A Time-Synchronized Video Reference System for Data Analysis of Body-Attached Sensor Nodes in Outdoor Scenarios

TL;DR

This paper introduces a lightweight, power-efficient timecode generator that converts GNSS time into a video LTC signal for outdoor sensor data analysis, enabling accurate synchronization without continuous communication.

Contribution

A novel GNSS-based LTC generator that reduces power consumption and hardware size for outdoor wearable sensor synchronization.

Findings

Maintains accurate time alignment for several minutes without GNSS updates.

Supports common video frame rates of 24, 25, and 30 fps.
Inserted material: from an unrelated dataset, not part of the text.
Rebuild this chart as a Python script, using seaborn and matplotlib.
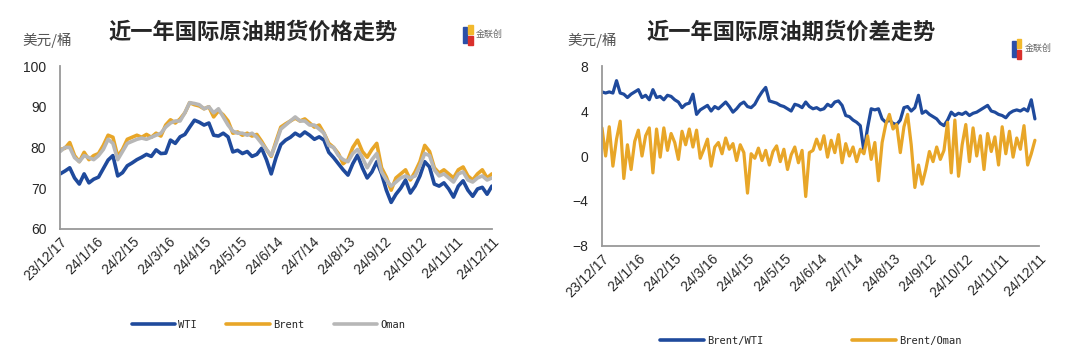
import numpy as np
import pandas as pd
import seaborn as sns
import matplotlib.pyplot as plt
from matplotlib.lines import Line2D
from matplotlib.patches import Rectangle

# Datos (precios cada 4 días, diferenciales cada 3 días)
fecha_inicio = "2023-12-17"
etiquetas_x = ["23/12/17", "24/1/16", "24/2/15", "24/3/16", "24/4/15", "24/5/15", "24/6/14",
               "24/7/14", "24/8/13", "24/9/12", "24/10/12", "24/11/11", "24/12/11"]

wti = [73.5, 74.2, 75.0, 72.5, 71.0, 73.5, 71.3, 72.2, 72.7, 74.8,
       76.9, 78.0, 73.0, 73.8, 75.5, 76.2, 77.0, 77.6, 78.3, 77.8,
       79.4, 78.5, 78.6, 81.8, 81.0, 82.6, 83.2, 85.0, 86.7, 86.2,
       85.5, 86.0, 83.0, 82.8, 83.5, 82.6, 78.9, 79.3, 78.5, 79.0,
       77.8, 78.3, 79.8, 77.0, 73.5, 77.5, 80.7, 81.8, 82.5, 83.5,
       82.8, 83.8, 83.0, 82.0, 82.6, 81.8, 78.8, 77.5, 76.0, 74.5,
       73.2, 76.0, 78.1, 75.0, 72.5, 74.0, 76.5, 73.5, 69.5, 66.5,
       68.5, 70.0, 72.0, 68.8, 70.5, 73.0, 76.5, 75.2, 71.0, 70.5,
       71.3, 69.8, 67.8, 70.5, 71.8, 69.5, 68.0, 69.8, 70.2, 68.5,
       70.5]
brent = [79.5, 79.8, 81.2, 78.0, 76.5, 78.8, 77.0, 78.0, 78.5, 80.5,
         83.0, 82.5, 77.8, 79.5, 82.0, 82.5, 83.0, 82.5, 83.2, 82.5,
         83.5, 82.8, 85.5, 86.8, 86.0, 87.0, 88.5, 91.0, 90.5, 90.2,
         89.5, 90.0, 87.5, 89.0, 88.0, 86.5, 83.5, 83.8, 83.0, 83.5,
         82.8, 83.2, 81.5, 79.5, 77.8, 81.5, 85.0, 85.8, 86.5, 87.2,
         86.5, 87.0, 86.0, 85.0, 85.5, 83.5, 81.0, 80.0, 78.5, 76.0,
         77.0, 80.0, 81.8, 79.0, 77.6, 79.5, 81.0, 75.0, 72.7, 69.5,
         72.5, 73.5, 74.5, 72.0, 74.0, 76.5, 80.5, 79.0, 75.0, 73.7,
         74.5, 73.5, 72.5, 74.5, 75.2, 73.0, 72.0, 73.5, 74.5, 72.5,
         73.5]
oman = [79.0, 80.0, 80.0, 77.5, 76.5, 78.0, 77.5, 77.0, 78.0, 79.5,
        82.0, 81.0, 77.0, 79.0, 81.0, 81.5, 82.0, 82.3, 82.0, 82.5,
        83.0, 83.5, 85.0, 86.0, 86.5, 86.5, 88.5, 91.0, 90.8, 90.5,
        89.5, 90.0, 88.5, 89.5, 87.5, 85.5, 84.0, 83.5, 83.5, 83.0,
        83.5, 82.5, 81.0, 79.5, 78.0, 81.0, 84.5, 85.5, 86.5, 87.5,
        86.5, 86.5, 85.5, 85.5, 84.5, 83.5, 80.5, 80.0, 78.0, 77.0,
        76.5, 78.5, 79.5, 77.5, 75.0, 77.0, 78.5, 74.0, 72.0, 70.5,
        71.5, 72.5, 73.0, 72.5, 73.0, 75.5, 78.5, 78.0, 74.5, 73.0,
        73.5, 72.5, 71.5, 73.5, 74.0, 72.0, 71.5, 72.5, 73.0, 72.0,
        72.5]

brent_wti = [5.7, 5.6, 5.7, 5.6, 6.7, 5.6, 5.5, 5.2, 5.5, 5.7,
             5.9, 5.2, 5.4, 5.0, 5.9, 5.2, 5.3, 5.0, 5.4, 5.3,
             5.0, 4.8, 4.3, 4.6, 4.7, 5.5, 3.7, 4.1, 4.3, 4.5,
             4.0, 4.4, 4.2, 4.5, 4.8, 4.4, 3.9, 4.2, 4.6, 4.8,
             4.4, 4.3, 4.6, 5.2, 5.7, 6.1, 4.9, 4.8, 4.7, 4.5,
             4.4, 4.2, 4.0, 4.6, 4.5, 4.3, 4.8, 4.4, 4.2, 4.3,
             4.1, 4.2, 4.6, 4.4, 4.8, 4.9, 4.5, 3.6, 3.5, 3.2,
             3.0, 2.7, 0.4, 2.5, 4.2, 4.1, 4.2, 3.3, 3.0, 3.2,
             2.9, 2.8, 3.2, 4.3, 4.4, 4.0, 4.3, 5.4, 3.8, 4.0,
             3.7, 3.5, 3.3, 2.9, 2.7, 3.2, 3.9, 3.6, 3.8, 3.7,
             3.9, 3.6, 3.8, 3.9, 4.1, 4.3, 4.5, 4.0, 3.9, 3.7,
             3.6, 3.4, 3.8, 4.0, 4.1, 4.0, 4.2, 4.0, 5.0, 3.3]
brent_oman = [2.5, 0.0, 2.6, -0.9, 1.5, 3.1, -2.0, 1.0, -1.2, 1.3,
              2.3, 0.0, 1.8, 2.5, -1.5, 2.4, -0.1, 2.5, 0.5, 2.0,
              1.2, -0.3, 2.2, 1.0, 2.4, 0.8, 2.3, -0.2, 0.6, 1.5,
              -0.9, 0.8, 1.2, 0.2, 1.6, 0.6, 1.1, -0.4, 1.0, 0.3,
              -3.3, 0.2, -0.2, 0.7, -0.4, 0.5, -0.8, 0.4, 0.9, -0.5,
              0.6, -1.2, 0.1, 0.8, -0.6, 0.5, -3.6, 0.3, 0.5, 1.5,
              0.6, 1.8, -0.1, 1.4, 0.3, 1.9, -0.6, 1.1, 0.0, 0.8,
              -0.5, 0.6, 0.2, 1.8, -0.3, 1.2, -2.2, 1.2, 2.8, 3.7,
              2.4, 2.8, 0.3, 2.6, 3.7, 1.0, -2.8, -0.8, -2.5, -1.2,
              0.4, -0.5, 0.8, -0.3, 0.5, 3.0, -1.5, 3.2, -1.8, 1.0,
              2.8, -0.5, 2.5, 0.0, 1.8, -1.2, 2.0, 0.4, 1.7, -0.8,
              2.6, 0.2, 2.2, -0.1, 1.6, 0.6, 2.7, -0.8, 0.2, 1.4]

colores = {"WTI": "#1F4A9C", "Brent": "#E8A628", "Oman": "#B7B7B7",
           "Brent/WTI": "#1F4A9C", "Brent/Oman": "#E8A628"}

sns.set_style("white")
plt.rcParams["font.family"] = ["Liberation Sans", "Noto Sans CJK SC", "DejaVu Sans"]

fechas_p = pd.date_range(fecha_inicio, periods=len(wti), freq="4D")
fechas_d = pd.date_range(fecha_inicio, periods=len(brent_wti), freq="3D")
precios = pd.DataFrame({"fecha": fechas_p, "WTI": wti, "Brent": brent, "Oman": oman}).melt(
    id_vars="fecha", var_name="serie", value_name="valor")
difs = pd.DataFrame({"fecha": fechas_d, "Brent/WTI": brent_wti, "Brent/Oman": brent_oman}).melt(
    id_vars="fecha", var_name="serie", value_name="valor")
ticks_x = pd.to_datetime(etiquetas_x, format="%y/%m/%d")

fig = plt.figure(figsize=(10.74, 3.57), dpi=100)
ax1 = fig.add_axes([0.056, 0.359, 0.402, 0.456])
ax2 = fig.add_axes([0.5605, 0.311, 0.4065, 0.504])


def estilo_eje(ax, yticks):
    ax.set_xlim(ticks_x[0], ticks_x[-1])
    ax.set_ylim(yticks[0], yticks[-1])
    ax.set_yticks(yticks)
    ax.set_xticks(ticks_x)
    ax.set_xticklabels(etiquetas_x, rotation=45, ha="right", rotation_mode="anchor", fontsize=10)
    ax.tick_params(axis="both", direction="in", length=4, color="#888888", labelsize=10, pad=4)
    ax.tick_params(axis="y", pad=10)
    for lado in ["top", "right"]:
        ax.spines[lado].set_visible(False)
    for lado in ["left", "bottom"]:
        ax.spines[lado].set_color("#999999")
        ax.spines[lado].set_linewidth(1.3)
    ax.set_xlabel("")
    ax.set_ylabel("")


sns.lineplot(data=precios, x="fecha", y="valor", hue="serie", hue_order=["WTI", "Brent", "Oman"],
             palette=colores, linewidth=2.6, ax=ax1, legend=False)
estilo_eje(ax1, [60, 70, 80, 90, 100])

sns.lineplot(data=difs, x="fecha", y="valor", hue="serie", hue_order=["Brent/WTI", "Brent/Oman"],
             palette=colores, linewidth=2.3, ax=ax2, legend=False)
estilo_eje(ax2, [-8, -4, 0, 4, 8])

# Títulos y unidades
fig.text(0.236, 0.91, "近一年国际原油期货价格走势", ha="center", va="center", fontsize=16,
         fontweight="heavy", family="Noto Sans CJK SC")
fig.text(0.737, 0.91, "近一年国际原油期货价差走势", ha="center", va="center", fontsize=16,
         fontweight="heavy", family="Noto Sans CJK SC")
fig.text(0.021, 0.888, "美元/桶", ha="left", va="center", fontsize=10.5, color="#555555",
         family="Noto Sans CJK SC")
fig.text(0.528, 0.888, "美元/桶", ha="left", va="center", fontsize=10.5, color="#555555",
         family="Noto Sans CJK SC")

# Logos aproximados
for x0, y0 in [(0.431, 0.88), (0.942, 0.84)]:
    fig.patches.append(Rectangle((x0, y0), 0.004, 0.045, color="#2B4FA8", transform=fig.transFigure))
    fig.patches.append(Rectangle((x0 + 0.005, y0 + 0.025), 0.004, 0.025, color="#F2B92D", transform=fig.transFigure))
    fig.patches.append(Rectangle((x0 + 0.005, y0 - 0.005), 0.004, 0.025, color="#D9302C", transform=fig.transFigure))
    fig.text(x0 + 0.012, y0 + 0.025, "金联创", fontsize=6.5, color="#666666", va="center",
             family="Noto Sans CJK SC")

# Leyendas
def manejadores(nombres):
    return [Line2D([0], [0], color=colores[n], linewidth=2.6) for n in nombres]


fig.legend(manejadores(["WTI", "Brent", "Oman"]), ["WTI", "Brent", "Oman"], loc="center",
           bbox_to_anchor=(0.25, 0.09), ncol=3, frameon=False, handlelength=4.2, handletextpad=0.3,
           columnspacing=2.8, prop={"family": "DejaVu Sans Mono", "size": 7.5})
fig.legend(manejadores(["Brent/WTI", "Brent/Oman"]), ["Brent/WTI", "Brent/Oman"], loc="center",
           bbox_to_anchor=(0.755, 0.045), ncol=2, frameon=False, handlelength=4.2, handletextpad=0.3,
           columnspacing=8.5, prop={"family": "DejaVu Sans Mono", "size": 7.5})

plt.savefig("out.png", dpi=100)
plt.close()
Operates up to 75 hours on two AAA batteries with 35.37 mW power consumption.

Abstract

Wearable body-attached multi-sensor systems enable detailed analysis of human motion and physiological signals in sports, rehabilitation, and movement research. While wireless synchronization techniques can reliably align sensor data streams, interpreting and validating complex or unconstrained activities often requires an additional, objective visual reference. Existing laboratory-grade reference systems provide high accuracy but are impractical for outdoor or field deployments. In contrast, commercial video timecode solutions typically rely on local device-to-device synchronization, which increases the power required to maintain synchronization. This is not desirable in many application scenarios. This paper presents a lightweight Timecode Generator (TCG) that converts Global Navigation Satellite System (GNSS)-derived time directly into a Linear Timecode (LTC) signal that is injected into the recording via a camera audio channel. The approach eliminates continuous handshaking, allowing the system to be activated immediately before the action of interest, thus reducing power consumption and enabling smaller batteries and unobtrusive hardware designs of body-attached sensor nodes. The TCG supports common video frame rates of 24, 25, and 30 frames per second (fps). Experimental evaluation confirms that accurate time alignment is maintained for several minutes without GNSS updates. At 30 fps, the alignment duration is 543 s before a potential frame-level shift occurs. With an average power consumption of 35.37 mW, the system achieves an operating time of up to 75 h when powered by two standard AAA alkaline batteries.